→ GIVEN INFORMATION:
⟨

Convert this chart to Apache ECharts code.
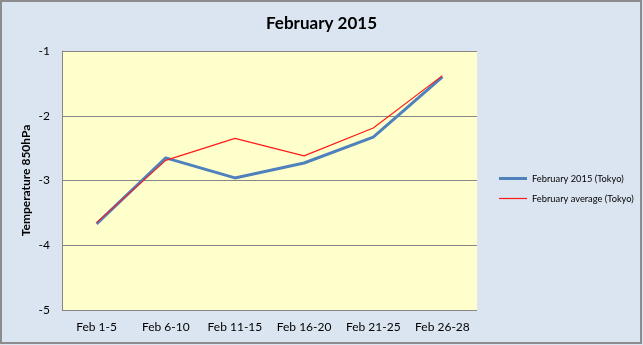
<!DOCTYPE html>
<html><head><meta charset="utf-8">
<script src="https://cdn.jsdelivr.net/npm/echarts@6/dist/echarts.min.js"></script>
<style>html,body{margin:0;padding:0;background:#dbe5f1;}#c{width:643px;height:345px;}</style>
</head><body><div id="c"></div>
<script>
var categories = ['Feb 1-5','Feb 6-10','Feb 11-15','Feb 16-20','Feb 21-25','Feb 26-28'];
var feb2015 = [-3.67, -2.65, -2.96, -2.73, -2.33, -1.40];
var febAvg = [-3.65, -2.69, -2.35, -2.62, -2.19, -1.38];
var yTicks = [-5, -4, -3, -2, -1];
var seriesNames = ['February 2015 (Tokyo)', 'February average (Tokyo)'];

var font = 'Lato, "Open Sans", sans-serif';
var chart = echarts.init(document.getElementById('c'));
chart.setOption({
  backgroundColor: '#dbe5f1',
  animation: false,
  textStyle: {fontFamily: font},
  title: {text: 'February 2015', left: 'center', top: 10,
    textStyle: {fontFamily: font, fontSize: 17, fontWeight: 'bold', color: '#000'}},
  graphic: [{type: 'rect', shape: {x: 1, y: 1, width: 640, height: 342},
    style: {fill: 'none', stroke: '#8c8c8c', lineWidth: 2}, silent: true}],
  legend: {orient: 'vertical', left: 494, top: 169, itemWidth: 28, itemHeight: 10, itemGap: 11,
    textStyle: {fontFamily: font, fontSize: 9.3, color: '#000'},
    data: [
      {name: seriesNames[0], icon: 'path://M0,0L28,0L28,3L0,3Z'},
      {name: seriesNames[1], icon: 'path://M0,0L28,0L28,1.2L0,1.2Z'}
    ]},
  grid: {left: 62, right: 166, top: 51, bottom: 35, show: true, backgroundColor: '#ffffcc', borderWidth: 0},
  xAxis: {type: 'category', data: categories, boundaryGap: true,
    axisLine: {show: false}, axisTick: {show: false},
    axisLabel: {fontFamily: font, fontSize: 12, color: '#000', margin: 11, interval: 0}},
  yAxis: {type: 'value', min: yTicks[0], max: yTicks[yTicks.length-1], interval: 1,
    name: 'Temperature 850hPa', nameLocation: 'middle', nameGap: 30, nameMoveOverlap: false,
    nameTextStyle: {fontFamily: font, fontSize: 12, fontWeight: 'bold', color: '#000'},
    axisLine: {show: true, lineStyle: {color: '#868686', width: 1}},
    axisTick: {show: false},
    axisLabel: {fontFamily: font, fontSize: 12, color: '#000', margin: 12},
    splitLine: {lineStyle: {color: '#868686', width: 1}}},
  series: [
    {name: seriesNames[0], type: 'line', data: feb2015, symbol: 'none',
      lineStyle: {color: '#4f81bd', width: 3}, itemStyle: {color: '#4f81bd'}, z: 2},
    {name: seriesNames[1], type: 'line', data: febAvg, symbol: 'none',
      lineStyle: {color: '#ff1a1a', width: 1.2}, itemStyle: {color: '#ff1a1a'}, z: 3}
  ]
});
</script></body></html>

⟩

→ PROBLEM DETAILS:
From the listing, extract all text exactly as given and drop any picture.

→ ANSWER TO THIS PROBLEM:
Convert this chart to Apache ECharts code.
<!DOCTYPE html>
<html><head><meta charset="utf-8">
<script src="https://cdn.jsdelivr.net/npm/echarts@6/dist/echarts.min.js"></script>
<style>html,body{margin:0;padding:0;background:#dbe5f1;}#c{width:643px;height:345px;}</style>
</head><body><div id="c"></div>
<script>
var categories = ['Feb 1-5','Feb 6-10','Feb 11-15','Feb 16-20','Feb 21-25','Feb 26-28'];
var feb2015 = [-3.67, -2.65, -2.96, -2.73, -2.33, -1.40];
var febAvg = [-3.65, -2.69, -2.35, -2.62, -2.19, -1.38];
var yTicks = [-5, -4, -3, -2, -1];
var seriesNames = ['February 2015 (Tokyo)', 'February average (Tokyo)'];

var font = 'Lato, "Open Sans", sans-serif';
var chart = echarts.init(document.getElementById('c'));
chart.setOption({
  backgroundColor: '#dbe5f1',
  animation: false,
  textStyle: {fontFamily: font},
  title: {text: 'February 2015', left: 'center', top: 10,
    textStyle: {fontFamily: font, fontSize: 17, fontWeight: 'bold', color: '#000'}},
  graphic: [{type: 'rect', shape: {x: 1, y: 1, width: 640, height: 342},
    style: {fill: 'none', stroke: '#8c8c8c', lineWidth: 2}, silent: true}],
  legend: {orient: 'vertical', left: 494, top: 169, itemWidth: 28, itemHeight: 10, itemGap: 11,
    textStyle: {fontFamily: font, fontSize: 9.3, color: '#000'},
    data: [
      {name: seriesNames[0], icon: 'path://M0,0L28,0L28,3L0,3Z'},
      {name: seriesNames[1], icon: 'path://M0,0L28,0L28,1.2L0,1.2Z'}
    ]},
  grid: {left: 62, right: 166, top: 51, bottom: 35, show: true, backgroundColor: '#ffffcc', borderWidth: 0},
  xAxis: {type: 'category', data: categories, boundaryGap: true,
    axisLine: {show: false}, axisTick: {show: false},
    axisLabel: {fontFamily: font, fontSize: 12, color: '#000', margin: 11, interval: 0}},
  yAxis: {type: 'value', min: yTicks[0], max: yTicks[yTicks.length-1], interval: 1,
    name: 'Temperature 850hPa', nameLocation: 'middle', nameGap: 30, nameMoveOverlap: false,
    nameTextStyle: {fontFamily: font, fontSize: 12, fontWeight: 'bold', color: '#000'},
    axisLine: {show: true, lineStyle: {color: '#868686', width: 1}},
    axisTick: {show: false},
    axisLabel: {fontFamily: font, fontSize: 12, color: '#000', margin: 12},
    splitLine: {lineStyle: {color: '#868686', width: 1}}},
  series: [
    {name: seriesNames[0], type: 'line', data: feb2015, symbol: 'none',
      lineStyle: {color: '#4f81bd', width: 3}, itemStyle: {color: '#4f81bd'}, z: 2},
    {name: seriesNames[1], type: 'line', data: febAvg, symbol: 'none',
      lineStyle: {color: '#ff1a1a', width: 1.2}, itemStyle: {color: '#ff1a1a'}, z: 3}
  ]
});
</script></body></html>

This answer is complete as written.